Nicolau, um fã da CIA, gostava de se esconder entre pessoas e de procurar imitá-las para que não fosse encontrado, podendo confundi-lo. Se suas palavras serviam de esconderijo, seus atos permitiam que pudéssemos vê-lo, pois nunca seguia os rumos de suas palavras era só procurá-lo no sentido inverso, como era amigo íntimo de David, filho de um grande industrial, estava sempre próximo a ele, perto do luxo do quarto de minha tia, mas procurava imitar o jardineiro, como se estivesse ali, trabalhando, fazia voz de cansaço, que enganaria até os mais céticos! Já David, não se escondia, gostava de ficar deitado na cama de minha tia, comendo pipoca, assistindo TV, até que eu o encontrasse e pedisse para que ele dividisse sua pipoca com os outros, pelo contrário, ele se escondia para comê-las sozinho. Michel, Nicolau e David, só faltavam três!

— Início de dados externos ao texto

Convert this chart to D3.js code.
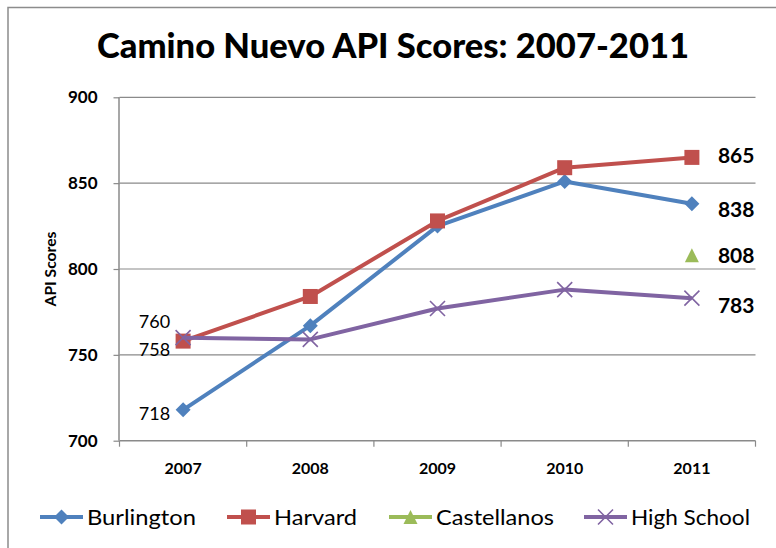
<!DOCTYPE html>
<html><head><meta charset="utf-8">
<script src="https://cdn.jsdelivr.net/npm/d3@7"></script>
<style>html,body{margin:0;padding:0;background:#fff}svg{display:block}text{font-family:Lato,"Open Sans",sans-serif}</style>
</head><body>
<svg id="c" width="776" height="548"></svg>
<script>
const years = ["2007","2008","2009","2010","2011"];
const burlington = [718, 767, 825, 851, 838];
const harvard = [758, 784, 828, 859, 865];
const castellanos = [null, null, null, null, 808];
const highSchool = [760, 759, 777, 788, 783];
const yTicks = [700, 750, 800, 850, 900];
const seriesNames = ["Burlington","Harvard","Castellanos","High School"];
const seriesColors = ["#4F81BD","#C0504D","#9BBB59","#8064A2"];
const seriesMarkers = ["diamond","square","triangle","x"];
const seriesData = [burlington, harvard, castellanos, highSchool];
const firstLabelDy = [4, 9, 0, -16];
const lastLabelDy = [6, -2, 0, 7];

const svg = d3.select("#c");
const W = 776, H = 548;
const m = {l:119.5, r:755.5, t:97.3, b:440.7};

svg.append("path").attr("d", `M8,${H+2} L8,7.5 L${W+2},7.5`).attr("fill","none").attr("stroke","#8c8c8c").attr("stroke-width",1.5);

const x = d3.scaleBand().domain(years).range([m.l, m.r]);
const y = d3.scaleLinear().domain([700, 900]).range([m.b, m.t]);

svg.append("g").selectAll("line").data(yTicks.filter(d=>d>700)).join("line")
  .attr("x1", m.l).attr("x2", m.r).attr("y1", d=>y(d)).attr("y2", d=>y(d))
  .attr("stroke","#8a8a8a").attr("stroke-width",1.2);

const ya = svg.append("g").attr("transform",`translate(${m.l},0)`)
  .call(d3.axisLeft(y).tickValues(yTicks).tickSize(6).tickPadding(16).tickFormat(d3.format("d")));
ya.select(".domain").attr("stroke","#8a8a8a").attr("stroke-width",1.5).attr("d",`M-0.5,${m.t}V${m.b}`);
ya.selectAll(".tick line").attr("stroke","#8a8a8a").attr("stroke-width",1.2);
ya.selectAll(".tick text").attr("font-size",17).attr("font-weight","bold").attr("fill","#000").attr("font-family","Lato");

const xa = svg.append("g").attr("transform",`translate(0,${m.b})`)
  .call(d3.axisBottom(x).tickSize(0).tickPadding(22));
xa.select(".domain").attr("stroke","#8a8a8a").attr("stroke-width",1.5).attr("d",`M${m.l},0H${m.r}`);
xa.selectAll(".tick text").attr("font-size",16).attr("font-weight","bold").attr("fill","#000").attr("font-family","Lato");
const bounds = years.map(d=>x(d)).concat([m.r]);
xa.append("g").selectAll("line").data(bounds).join("line")
  .attr("x1", d=>d).attr("x2", d=>d).attr("y1",0).attr("y2",6)
  .attr("stroke","#8a8a8a").attr("stroke-width",1.2);

const cx = d => x(d) + x.bandwidth()/2;

svg.append("text").attr("transform",`translate(56,${(m.t+m.b)/2}) rotate(-90)`)
  .attr("text-anchor","middle").attr("font-size",16).attr("font-weight","bold")
  .attr("textLength",75).attr("lengthAdjust","spacingAndGlyphs").text("API Scores");

svg.append("text").attr("x", 393).attr("y", 58).attr("text-anchor","middle")
  .attr("font-size",35).attr("font-weight",900).attr("textLength",592).attr("lengthAdjust","spacingAndGlyphs")
  .text("Camino Nuevo API Scores: 2007-2011");

function marker(g, type, color, px, py, s) {
  if (type==="diamond") {
    const h = s/2 + 0.5;
    g.append("path").attr("d",`M${px},${py-h}L${px+h},${py}L${px},${py+h}L${px-h},${py}Z`).attr("fill",color);
  } else if (type==="square") {
    g.append("rect").attr("x",px-s/2).attr("y",py-s/2).attr("width",s).attr("height",s).attr("fill",color);
  } else if (type==="triangle") {
    g.append("path").attr("d",`M${px},${py-s/2}L${px+s/2},${py+s/2}L${px-s/2},${py+s/2}Z`).attr("fill",color);
  } else {
    const h = s/2;
    g.append("path").attr("d",`M${px-h},${py-h}L${px+h},${py+h}M${px-h},${py+h}L${px+h},${py-h}`)
      .attr("stroke",color).attr("stroke-width",1.6).attr("fill","none");
  }
}

const line = d3.line().defined(d=>d.v!=null).x(d=>cx(d.k)).y(d=>y(d.v));
const sizes = [14, 15, 14, 15];
seriesData.forEach((vals, i) => {
  const pts = years.map((k,j)=>({k, v: vals[j]}));
  const g = svg.append("g");
  g.append("path").datum(pts).attr("d", line).attr("fill","none")
    .attr("stroke", seriesColors[i]).attr("stroke-width",4).attr("stroke-linejoin","round");
  pts.filter(p=>p.v!=null).forEach(p => marker(g, seriesMarkers[i], seriesColors[i], cx(p.k), y(p.v), sizes[i]));
  if (vals[0]!=null) {
    g.append("text").attr("x", cx(years[0]) - 13).attr("y", y(vals[0]) + firstLabelDy[i])
      .attr("dy","0.35em").attr("text-anchor","end").attr("font-size",18).attr("fill","#000").text(vals[0]);
  }
  const lv = vals[vals.length-1];
  g.append("text").attr("x", cx(years[4]) + 26).attr("y", y(lv) + lastLabelDy[i])
    .attr("dy","0.35em").attr("text-anchor","start").attr("font-size",21).attr("font-weight","bold").attr("fill","#000").text(lv);
});

const legendX = [40, 227, 389, 584];
const legendW = [109, 83, 118, 119];
const lg = svg.append("g").attr("transform","translate(0,517)");
seriesNames.forEach((n,i) => {
  const g = lg.append("g");
  g.append("line").attr("x1",legendX[i]).attr("x2",legendX[i]+43).attr("y1",0).attr("y2",0)
    .attr("stroke",seriesColors[i]).attr("stroke-width",4);
  marker(g, seriesMarkers[i], seriesColors[i], legendX[i]+21.5, 0, sizes[i]);
  g.append("text").attr("x",legendX[i]+47).attr("y",0).attr("dy","0.35em").attr("font-size",22)
    .attr("textLength",legendW[i]).attr("lengthAdjust","spacingAndGlyphs").attr("fill","#000").text(n);
});
</script>
</body></html>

Como podemos observar, Michel seguirá futuramente sua carreira em Educação, Nicolau será político, David trabalhará no mercado financeiro. Todos envolvidos em uma sociedade de heroísmo e traição. Uns idealistas tentarão salvar a Grécia, a modernidade, outros se adaptarão às circunstâncias, será que o juízo final vencerá mais uma sociedade?
Existiam também aqueles que por concordarem com o mundo que ai está, reafirmavam suas condições objetivas através de seus atos! Renata gostava de buscar como esconderijo lugares perigosos, ela sempre dizia que não fazia isto para dificultar encontrá-la, apenas pelo prazer do perigo! Se havia na casa, algum local perigoso ela já conhecia todos... , Bin sempre muito calmo e sublime, buscava a paz em seus esconderijos. Lá estava ele, em cima da árvore contemplando... Lá estava ele numa caverna para fugir deste mundo ou próximo ao silêncio da varanda...Esse até agora nunca encontraram. Era necessário além de falar que foi encontrado, tocá-lo, às vezes acordá-lo de seu mundo distante! Amy tinha por seu esconderijo ela mesma, gostava de se maquiar, pintar-se, usar perucas, trocar as roupas com as de minha tia, se fazer de estátua, como um quadro a se confundir com a paisagem. Era a mais difícil de achar, pois ela não estava buscando se esconder, em sua naturalidade transformava-se em sonhos e desejos. Sempre quebrando as impossibilidades. É com ela, que os outros descobriam novos lugares, novas formas e até mesmo determinada coisa ou assunto, vistos sob vários ângulos.
Como disse no início o objetivo da brincadeira, como também de nossa infância, era construir momentos que tocassem o bastão da vida e pudéssemos gritar: Perfeição! Muitos estão agora se interrogando: o que são esses momentos de perfeição? Essa palavra tem muitos sentidos talvez um deles seja sonhos que se realizam.